All of the chickens come home to roost in this installment, which is primarily a gigantic battle royale between groups of Kings Dominion students, Yakuza thugs sent to retrieve Saya, and local police on the Yakuza payroll. They have all come to Mexico, where Marcus and Maria have reunited, hoping to escape from this madness. There is a flashback providing previously unknown details of Zenzele’s background. Marcus and Viktor have a showdown, then become allies–and there is a major character death, a surprisingly low body count given the massive violence in the arc. In the course of all of the violence there are several refernces comparing it to “a Frank Miller comic,” although I think Remender may have him beat here, at least in terms of scale.
Maika Halfwolf makes it to the neutral city of Pontus, where she hopes to find some refuge from her persuers. But things do not turn out so simply. In exchange for asylum Maika must use her bloodline (and Zinn, the Monstrum that lives inside her) to unlock some of the secrets of her ancestor, the Shaman-Empress. We find out who Master Ren the cat has been serving, and young Kippa the fox turns out to be more important than she appeared. The jail containing the old gods is opened–a threat to everyone in the world–and finally Maika finds a way to close the door. Behind all of this the various political factions are either trying to start a war, or prevent it. I continue to have trouble following the political machinations: the series has a large cast, and it can be hard to keep track, especially when some of the characters only appear occasionally. But Monstress continues to be striking and unique visually, and the action tends to carry things along even when all of the details aren’t in focus.
After ranging over the entire history of the Pike family in the first volume, this installment takes place in 1993. It focuses on the Pike siblings as Tommy Pike’s last week unfolds. I confess to being a bit confused at first: Tommy manifested in many ways earlier in his family’s memories, often as a young child. So it wasn’t clear to me that he had died as a teenager. In any case, it is clear that the situation was far more complex than the rosy memories portrayed earlier. Tommy was a loner who did not fit in at school; he was dealing with a possibly serious health problem which had been causing intense headaches; and his siblings are looking like they may have been complicit in his accidental drowning. We also see his father having difficulty at work (and starting to collect antique radios); his mother beginning her affair with her old flame; and Tommy having sex with his brother’s ex-girlfriend. Definitely complicated, and a far richer back story than the first volume described.

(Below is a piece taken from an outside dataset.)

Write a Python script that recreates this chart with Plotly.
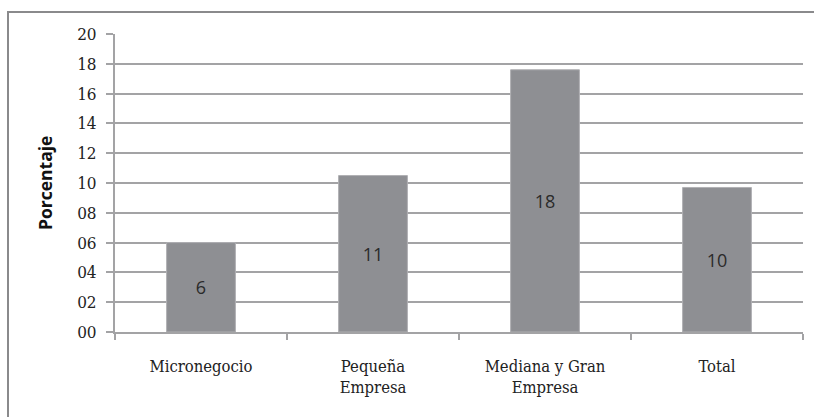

Everafter: From the Pages of Fables Vol. 1: The Pandora Protocol
Dave Justus & Lilah Sturges, writers; Travis Moore, artist (issues #1-5); Steve Rolston, penciller (issue #6); Ande Parks, inker (issue #6), Michael Wiggam, colorist
Vertigo Comics, 2017
I loved Fables, so I’m surprised it took me so long to get to this sequel. Set in the Mundy world after most of the Fables have departed, it tells the story of the Shadow Players, a group of secret agents tasked with keeping watch on the newly enchanted world and protecting mankind from itself. It seems that magic has become real, and many objects that were once merely symbolic now have real power. The main agents in this arc are Hansel, Bo Peep, Peter Piper and new recruit Connor Wolf (Bigby and Snow White’s son: a shape shifter, very useful in this line of work). The two big cases involve a group gathering Native American artifacts (which unleash ancient warrior spirits that they cannot control) and a very young witch with massive power and little self-control. The comic has the look and feel of a Fables story–Sturges in particular was a co-writer on earlier projects like Jack of Fables–reminiscent especially of the Cinderella miniseries. So it doesn’t quite have the epic feel of the original series, but a fun read nonetheless.